Le bouc émissaire 
Détail d'une mosaïque de la Chapelle Palatine à Palerme en Sicile. Le mythe raconte que Yahvé pour tester la dévotion d'Abraham lui ordonne le sacrifice de son fils unique... Obéissant Abraham se rend sur le lieu du Sacrifice : mais le récit précise qu' un ange intervient pour arrêter son geste et un bélier, empêtré dans un buisson voisin, sera sacrifié à la place de l'enfant.
Dans La Violence et le Sacré, René Girard montre comment le sacrifice d'un animal permet d'apaiser symboliquement les pulsions agressives, par ce subterfuge (l'animal est substitué à la "cible" humain), les membres de la communauté sont préservés...
Dans les litanies religieuses, le sacrifice est destiné soit à tester le dévouement des croyants soit à calmer la colère de(s) dieu(x). Or le
sacrifice est une affaire humaine, René Girard à l'intelligence de l’interprèter en des termes purement humains : au delà des sermons, dans la logique libidinale des pulsions, le sacrifice apaise les pulsions agressives des hommes. 

 Dans La violence et le sacré (1972) René Girard revient sur les rites sacrificiels et notamment les sacrifices humains et se demande ce qui a pu frapper assez les hommes pour qu’ils tuent leur semblable,  non pas dans un geste brutal et  irréfléchi, mais dans une poussée de vie consciente créatrice de formes culturelles  et qui se transmet de génération en génération sous forme de rite codé.

Ce qui menace le plus dangereusement  toute société, c’est la violence réciproque (le cercle des violences privées qui engendrent vengeances et contre-vengeances). Le rite sacrificiel serait la répétition  d’un premier lynchage spontané qui a ramené l’ordre  au sein d’une communauté.  Dans ce lynchage, la violence de tous contre tous se résout dans la violence de tous contre un. Autour de la victime sacrifiée se reforme  l’unanimité de la collectivité apaisée par cet exutoire. Se produit ainsi une solidarité dans le crime.

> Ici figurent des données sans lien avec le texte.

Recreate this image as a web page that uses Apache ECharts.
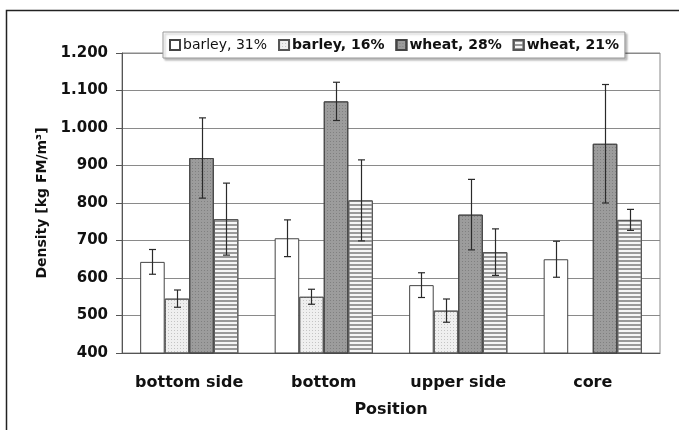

Le rite sacrificiel est donc une violence ponctuelle et légale dont la fonction est d’opérer une catharsis des pulsions agressives sur une victime somme toute indifférente à la communauté parce que marginale.

René Girard précise les conditions sociales qui "prédisposent" un individu à servir de bouc émissaire à la vindicte populaire.
Ce peut être :

R. Girard rappelle qu’Athènes entretenait elle-même quelques malheureux qu‘elle pouvait sacrifier quand les tensions sociales renaissaient par exemple lors d’une calamité collective (épidémie, famine, invasion). C’est la pratique du "Pharmakos" à la fois  poison et  remède.

Dans la tradition du Lévitique, le bouc émissaire est promené à travers toute la communauté. Il est censé condenser sur lui toutes les tares et  toutes les souillures. Son sacrifice expulsera le mal hors de la communauté. Dans la litanie du rite, le sacrifice du bouc émissaire  est destiné à calmer la colère des dieux, en réalité  il apaise les pulsions agressives des hommes.  René Girard considère le sacrifice comme une affaire humaine et l’interprète en des termes purement humains. Cela le conduit à une totale réinterprétation de l’histoire d’Œdipe.

Œdipe est un cas parmi d’autres de bouc émissaire. « Une idole fracassée »: l’étranger libérateur de Thèbes  subit un revirement d’affect de la part de son peuple lorsque la peste s’abat sur la ville. Il est victime d’une mystification galopante : des rumeurs courent sur son compte ( le parricide,  l’inceste) mais ce ne sont que des fabulations, des prétextes pour exposer le roi à la vindicte populaire.

  NB Pour Réné Girard, chaque fois que nous rappelons le mythe, nous devenons les complices d’un lynchage collectif...

René Girard établit un parallèle entre Job et Œdipe, tous deux victimes du même type de mystification collective mais c’est pour admirer dans le personnage de Job l’homme qui reste  fidèle à sa vérité de victime et détraque la mythologie officielle qui cherche à le culpabiliser.  Œdipe, lui,  se soumet au verdict idiot de la foule et transforme ainsi  le délire de persécution en vérité consensuelle. C’est l’occasion pour René Girard de revenir  sur les pratiques policières et particulièrement sur toutes les manœuvres pour obtenir des aveux spontanés : l’adhésion de l’accusé au processus qui l‘élimine remplace la preuve de sa culpabilité.

Réné Girad souligne que cette volonté de produire des  victimes consentantes caractérise autant les systèmes totalitaires modernes que des procédures judiciaires des inquisiteurs  de l’âge classique.